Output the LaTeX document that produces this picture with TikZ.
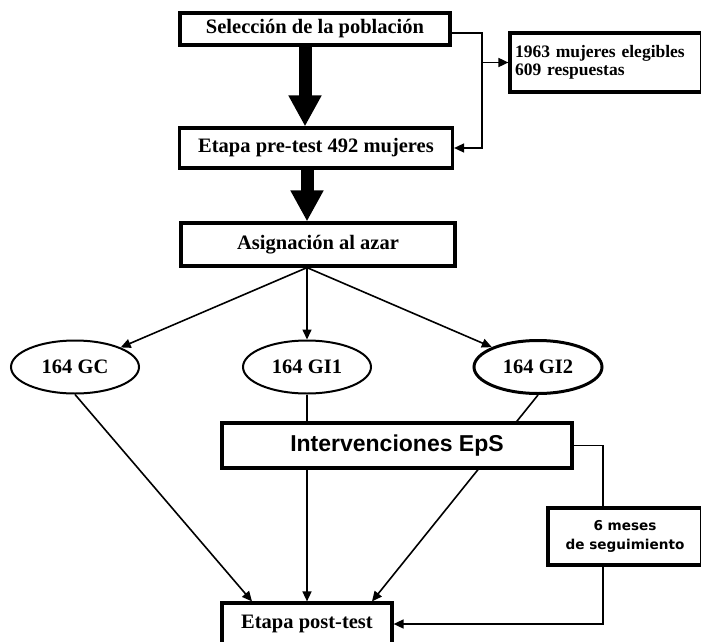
\documentclass[tikz,border=0pt]{standalone}
\usepackage{fontspec}
\setmainfont{Liberation Serif}
\setsansfont{Liberation Sans}
\newfontfamily\anchaSans{DejaVu Sans}
\usetikzlibrary{arrows.meta,shapes.geometric}
\newcommand{\CajaTxt}{\fontsize{20.5}{24}\selectfont\bfseries}
\newcommand{\NotaTxt}{\fontsize{17.5}{18}\selectfont\bfseries}
\newcommand{\EpsTxt}{\fontsize{23}{26}\selectfont\sffamily\bfseries}
\newcommand{\SegTxt}{\fontsize{13.6}{19}\selectfont\anchaSans\bfseries}

\begin{document}
\begin{tikzpicture}[x=1pt,y=-1pt,
  box/.style={draw,line width=3.2pt,fill=white,inner sep=0pt,font=\CajaTxt},
  oval/.style={ellipse,draw,line width=2pt,fill=white,minimum width=128pt,minimum height=53pt,inner sep=0pt,font=\CajaTxt},
  conn/.style={line width=1.6pt},
  flecha/.style={conn,-{Triangle[length=10pt,width=9pt]}},
  gruesa/.style={line width=13pt,-{Triangle[length=31pt,width=31pt]}}]
\useasboundingbox (0,0) rectangle (701,642);

\node[box,minimum width=270pt,minimum height=32pt] (sel) at (315,29) {Selección de la población};
\node[box,minimum height=59pt,text width=182pt,align=left,inner sep=5pt,font=\NotaTxt] (resp) at (606,62.5) {1963 mujeres elegibles\\609 respuestas};
\node[box,minimum width=273pt,minimum height=40pt] (pre) at (316,148) {Etapa pre-test 492 mujeres};
\node[box,minimum width=274pt,minimum height=43pt] (asig) at (318,244.5) {Asignación al azar};

\node[oval] (gc) at (75,367) {164 GC};
\node[oval] (gi1) at (307,367) {164 GI1};
\node[oval,line width=3pt] (gi2) at (538,367) {164 GI2};

\node[box,minimum width=154pt,minimum height=57pt,align=center,font=\SegTxt] (seis) at (625,536.5) {6 meses\\de seguimiento};
\node[box,minimum width=170pt,minimum height=42pt] (post) at (307,624) {Etapa post-test};

\coordinate (split) at (482,62.5);
\coordinate (raiz) at ([xshift=-11pt]asig.south);

\draw[gruesa] ([xshift=-10pt]sel.south) -- ([xshift=-11pt]pre.north);
\draw[gruesa] ([xshift=-9pt]pre.south) -- ([xshift=-11pt]asig.north);

\draw[conn] ([yshift=-4pt]sel.east) -| (split);
\draw[flecha] (split) |- (pre.east);
\draw[flecha] (split) -- (resp.west);

\draw[flecha] (raiz) -- (gc);
\draw[flecha] (raiz) -- (gi1);
\draw[flecha] (raiz) -- (gi2);

\draw[flecha] (gc.south) -- ([xshift=-55pt]post.north);
\draw[flecha] (gi1.south) -- (post.north);
\draw[flecha] (gi2.south) -- ([xshift=65pt]post.north);

\node[box,minimum width=350pt,minimum height=45pt,font=\EpsTxt] (interv) at (397,445.5) {Intervenciones EpS};

\draw[conn] (interv.east) -| ([xshift=-22pt]seis.north);
\draw[flecha] ([xshift=-22pt]seis.south) |- (post.east);
\end{tikzpicture}
\end{document}
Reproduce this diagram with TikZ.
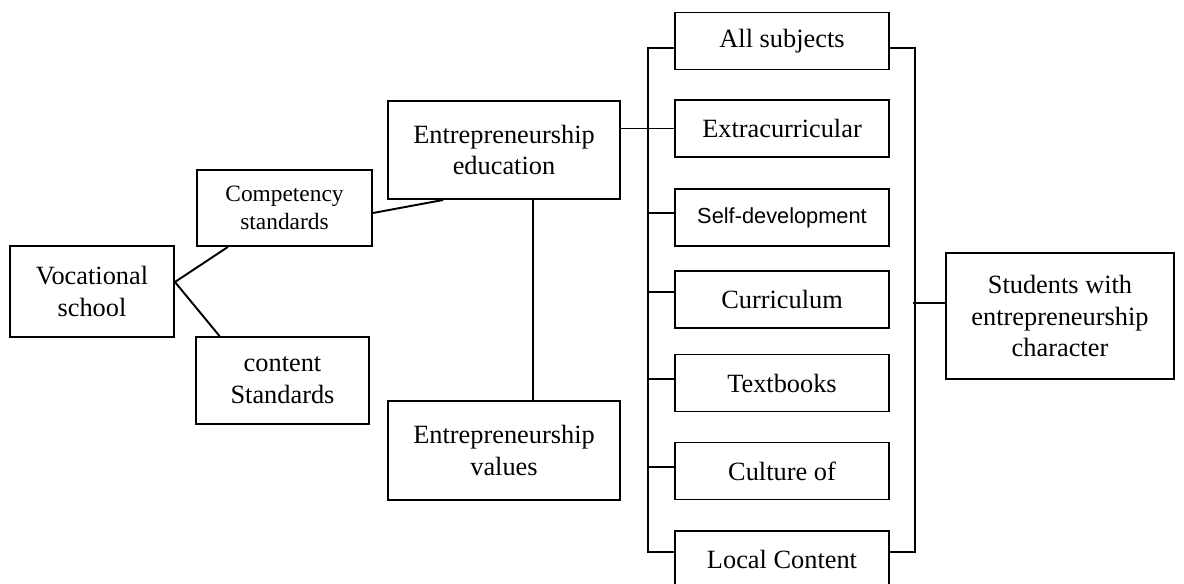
\documentclass[tikz,border=0pt]{standalone}
\usepackage{fontspec}
\setmainfont{Liberation Serif}
\newfontfamily\sansfnt{Liberation Sans}
\usetikzlibrary{calc}
\tikzset{
  box/.style={draw, line width=1.1pt, align=center, inner sep=2pt, font=\fontsize{15}{18}\selectfont},
  chan/.style={box, minimum width=4.28cm, minimum height=1.14cm},
  chansf/.style={chan, font=\sansfnt\fontsize{12.4}{15}\selectfont},
  wire/.style={line width=1.1pt},
}
\begin{document}
\begin{tikzpicture}[x=0.02cm, y=-0.02cm]
  \useasboundingbox (0,0) rectangle (1184,584);
  \node[box, minimum width=3.28cm, minimum height=1.82cm] (voc) at (92,291.5) {Vocational\\school};
  \node[box, minimum width=3.5cm, minimum height=1.52cm, font=\fontsize{13.3}{16}\selectfont] (comp) at (284.5,208) {Competency\\standards};
  \node[box, minimum width=3.46cm, minimum height=1.74cm] (cont) at (282.5,380.5) {content\\Standards};
  \node[box, minimum width=4.64cm, minimum height=1.96cm] (edu) at (504,150) {Entrepreneurship\\education};
  \node[box, minimum width=4.64cm, minimum height=1.98cm] (val) at (504,450.5) {Entrepreneurship\\values};
  \foreach \n/\y/\s/\t in {subj/41/chan/All subjects, extra/128.5/chan/Extracurricular,
      self/217.5/chansf/Self-development, curr/299.5/chan/Curriculum, book/383/chan/Textbooks,
      cult/471/chan/Culture of, local/559.5/chan/Local Content}
    \node[\s] (\n) at (782,\y) {\t};
  \node[box, minimum width=4.56cm, minimum height=2.52cm] (stud) at (1060,316) {Students with\\entrepreneurship\\character};
  % left branches
  \draw[wire] ($(voc.east)+(0,-9.5)$) coordinate (vj) -- ($(comp.south west)!0.18!(comp.south east)$);
  \draw[wire] (vj) -- ($(cont.north west)!0.14!(cont.north east)$);
  \draw[wire] ($(comp.east)+(0,5)$) -- ($(edu.south west)!0.24!(edu.south east)$);
  \draw[wire] ($(edu.south)+(29,0)$) -- ($(val.north)+(29,0)$);
  \draw[wire] (edu.east |- extra.west) -- (extra.west);
  % buses
  \draw[wire] ($(subj.west)+(0,7)$) -- ++(-26,0) |- ($(local.west)+(0,-7.5)$);
  \foreach \n/\d in {self/-4.5, curr/-7.5, book/-4, cult/-4}
    \draw[wire] ($(\n.west)+(0,\d)$) -- ++(-26,0);
  \draw[wire] ($(subj.east)+(0,7)$) -- ++(25,0) |- ($(local.east)+(0,-7.5)$);
  \draw[wire] ($(stud.west)+(0,-13)$) -- ++(-32,0);
\end{tikzpicture}
\end{document}
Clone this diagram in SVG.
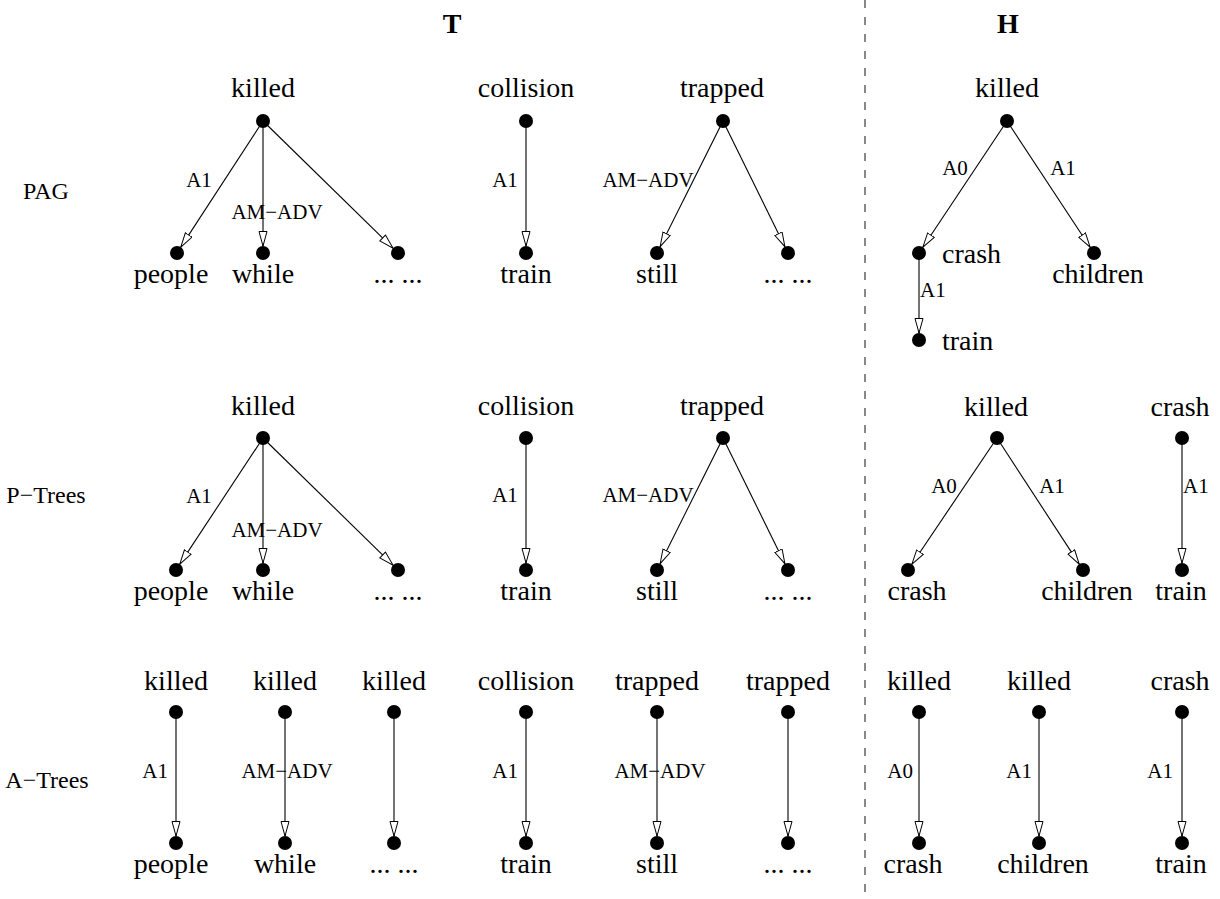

=-=-=

THE TASK
Restate every record exactly, please; do not copy the pictures.

EXPECTED ANSWER
Output the LaTeX document that produces this picture with TikZ.
\documentclass[tikz,border=0pt]{standalone}
\usepackage{fontspec}
\setmainfont{Liberation Serif}
\setsansfont{Liberation Sans}
\newfontfamily\anchaSans{DejaVu Sans}
\usetikzlibrary{arrows.meta,shapes.geometric}
\newcommand{\CajaTxt}{\fontsize{20.5}{24}\selectfont\bfseries}
\newcommand{\NotaTxt}{\fontsize{17.5}{18}\selectfont\bfseries}
\newcommand{\EpsTxt}{\fontsize{23}{26}\selectfont\sffamily\bfseries}
\newcommand{\SegTxt}{\fontsize{13.6}{19}\selectfont\anchaSans\bfseries}

\begin{document}
\begin{tikzpicture}[x=1pt,y=-1pt,
  box/.style={draw,line width=3.2pt,fill=white,inner sep=0pt,font=\CajaTxt},
  oval/.style={ellipse,draw,line width=2pt,fill=white,minimum width=128pt,minimum height=53pt,inner sep=0pt,font=\CajaTxt},
  conn/.style={line width=1.6pt},
  flecha/.style={conn,-{Triangle[length=10pt,width=9pt]}},
  gruesa/.style={line width=13pt,-{Triangle[length=31pt,width=31pt]}}]
\useasboundingbox (0,0) rectangle (701,642);

\node[box,minimum width=270pt,minimum height=32pt] (sel) at (315,29) {Selección de la población};
\node[box,minimum height=59pt,text width=182pt,align=left,inner sep=5pt,font=\NotaTxt] (resp) at (606,62.5) {1963 mujeres elegibles\\609 respuestas};
\node[box,minimum width=273pt,minimum height=40pt] (pre) at (316,148) {Etapa pre-test 492 mujeres};
\node[box,minimum width=274pt,minimum height=43pt] (asig) at (318,244.5) {Asignación al azar};

\node[oval] (gc) at (75,367) {164 GC};
\node[oval] (gi1) at (307,367) {164 GI1};
\node[oval,line width=3pt] (gi2) at (538,367) {164 GI2};

\node[box,minimum width=154pt,minimum height=57pt,align=center,font=\SegTxt] (seis) at (625,536.5) {6 meses\\de seguimiento};
\node[box,minimum width=170pt,minimum height=42pt] (post) at (307,624) {Etapa post-test};

\coordinate (split) at (482,62.5);
\coordinate (raiz) at ([xshift=-11pt]asig.south);

\draw[gruesa] ([xshift=-10pt]sel.south) -- ([xshift=-11pt]pre.north);
\draw[gruesa] ([xshift=-9pt]pre.south) -- ([xshift=-11pt]asig.north);

\draw[conn] ([yshift=-4pt]sel.east) -| (split);
\draw[flecha] (split) |- (pre.east);
\draw[flecha] (split) -- (resp.west);

\draw[flecha] (raiz) -- (gc);
\draw[flecha] (raiz) -- (gi1);
\draw[flecha] (raiz) -- (gi2);

\draw[flecha] (gc.south) -- ([xshift=-55pt]post.north);
\draw[flecha] (gi1.south) -- (post.north);
\draw[flecha] (gi2.south) -- ([xshift=65pt]post.north);

\node[box,minimum width=350pt,minimum height=45pt,font=\EpsTxt] (interv) at (397,445.5) {Intervenciones EpS};

\draw[conn] (interv.east) -| ([xshift=-22pt]seis.north);
\draw[flecha] ([xshift=-22pt]seis.south) |- (post.east);
\end{tikzpicture}
\end{document}
Reproduce this diagram with TikZ.
\documentclass[tikz,border=0pt]{standalone}
\usepackage{fontspec}
\setmainfont{Liberation Serif}
\newfontfamily\sansfnt{Liberation Sans}
\usetikzlibrary{calc}
\tikzset{
  box/.style={draw, line width=1.1pt, align=center, inner sep=2pt, font=\fontsize{15}{18}\selectfont},
  chan/.style={box, minimum width=4.28cm, minimum height=1.14cm},
  chansf/.style={chan, font=\sansfnt\fontsize{12.4}{15}\selectfont},
  wire/.style={line width=1.1pt},
}
\begin{document}
\begin{tikzpicture}[x=0.02cm, y=-0.02cm]
  \useasboundingbox (0,0) rectangle (1184,584);
  \node[box, minimum width=3.28cm, minimum height=1.82cm] (voc) at (92,291.5) {Vocational\\school};
  \node[box, minimum width=3.5cm, minimum height=1.52cm, font=\fontsize{13.3}{16}\selectfont] (comp) at (284.5,208) {Competency\\standards};
  \node[box, minimum width=3.46cm, minimum height=1.74cm] (cont) at (282.5,380.5) {content\\Standards};
  \node[box, minimum width=4.64cm, minimum height=1.96cm] (edu) at (504,150) {Entrepreneurship\\education};
  \node[box, minimum width=4.64cm, minimum height=1.98cm] (val) at (504,450.5) {Entrepreneurship\\values};
  \foreach \n/\y/\s/\t in {subj/41/chan/All subjects, extra/128.5/chan/Extracurricular,
      self/217.5/chansf/Self-development, curr/299.5/chan/Curriculum, book/383/chan/Textbooks,
      cult/471/chan/Culture of, local/559.5/chan/Local Content}
    \node[\s] (\n) at (782,\y) {\t};
  \node[box, minimum width=4.56cm, minimum height=2.52cm] (stud) at (1060,316) {Students with\\entrepreneurship\\character};
  % left branches
  \draw[wire] ($(voc.east)+(0,-9.5)$) coordinate (vj) -- ($(comp.south west)!0.18!(comp.south east)$);
  \draw[wire] (vj) -- ($(cont.north west)!0.14!(cont.north east)$);
  \draw[wire] ($(comp.east)+(0,5)$) -- ($(edu.south west)!0.24!(edu.south east)$);
  \draw[wire] ($(edu.south)+(29,0)$) -- ($(val.north)+(29,0)$);
  \draw[wire] (edu.east |- extra.west) -- (extra.west);
  % buses
  \draw[wire] ($(subj.west)+(0,7)$) -- ++(-26,0) |- ($(local.west)+(0,-7.5)$);
  \foreach \n/\d in {self/-4.5, curr/-7.5, book/-4, cult/-4}
    \draw[wire] ($(\n.west)+(0,\d)$) -- ++(-26,0);
  \draw[wire] ($(subj.east)+(0,7)$) -- ++(25,0) |- ($(local.east)+(0,-7.5)$);
  \draw[wire] ($(stud.west)+(0,-13)$) -- ++(-32,0);
\end{tikzpicture}
\end{document}
Clone this diagram in SVG.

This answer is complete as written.